I imagine that if any of those members of the intellectual elite took time off tasting premiers crus to lay down in their state-subsidised cellars, and read this blog, they’d just shake their shaggy beret-restrained hair and smack their Trotsky-goateed lips, and whisper a quiet prayer of thanks to the shade of Jean Paul Sartre that so many people like Dogz out there were still thinking about them.
Better still, they may well congratulate themselves, that they don’t have to actually mix with such ghastly vulgarians and return to the task of corrupting a milk-fed virgin fresh from a Blue-Ribbon suburb.
Katz – well we now have the Enabling act. This is important for state security.

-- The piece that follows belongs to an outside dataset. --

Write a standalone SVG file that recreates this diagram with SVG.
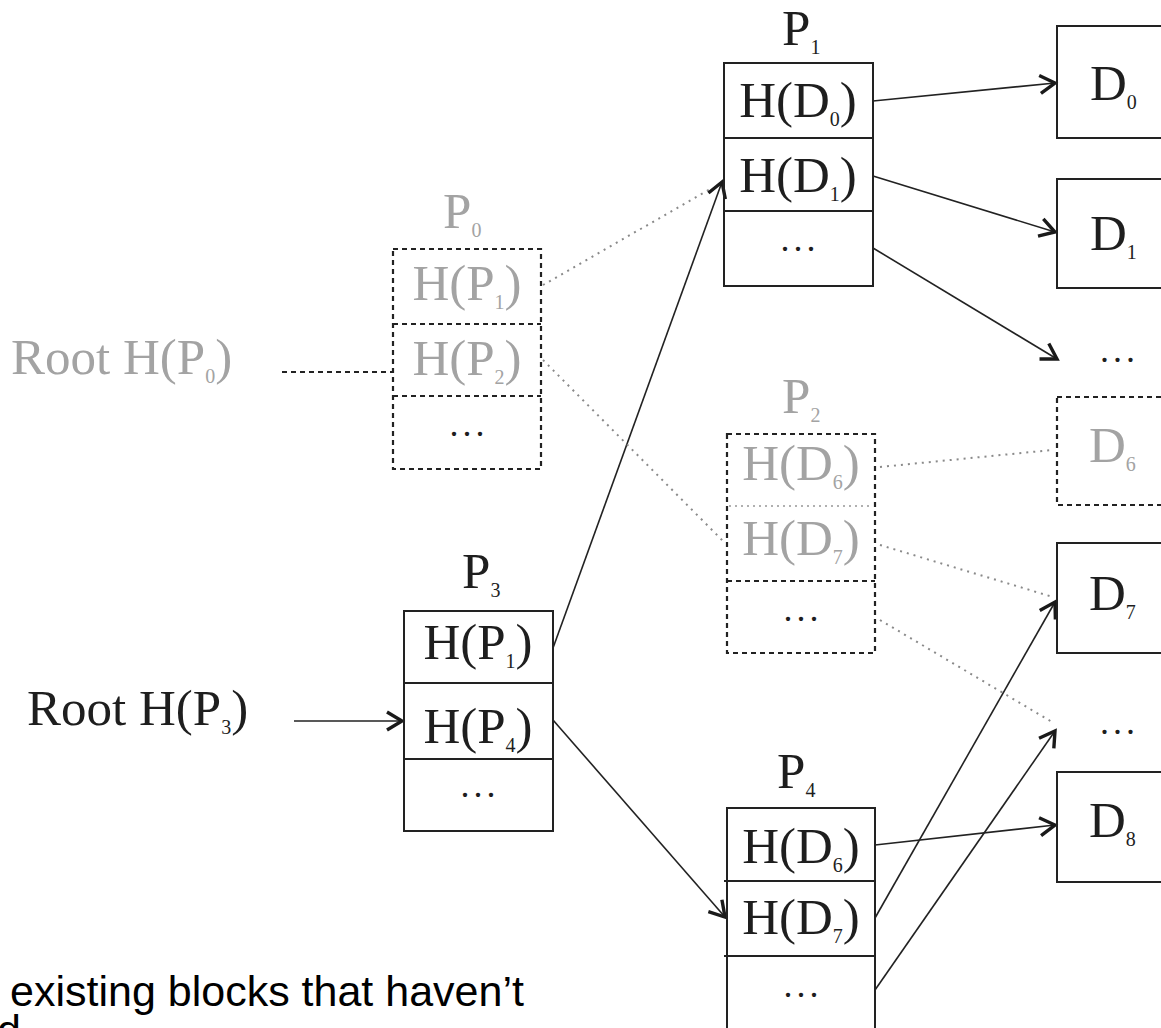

I particularly like usages like “so-called intellectual” or “pseudo-intellectual”. The user vaguely recognises that intellectuals are necessary, but would like it much better if the actual intellectuals could be counted on to agree with whatever party line they want them to stick to. Hence the implication that there are “real intellectuals”, unfortunately hard to find, who would perform this role.
The most amusing aspect of the term ‘intellectuals’ in the pejorative way, is the sort of people who fling the term around. They are often high-profile politicians or columnists, who seem to want to position themselves outside this group. One that sticks in my mind was Mr Howard railing against “elites”. Hello?
Anyway, as JQ suggest, it’s mostly about denigrating ideas you don’t like.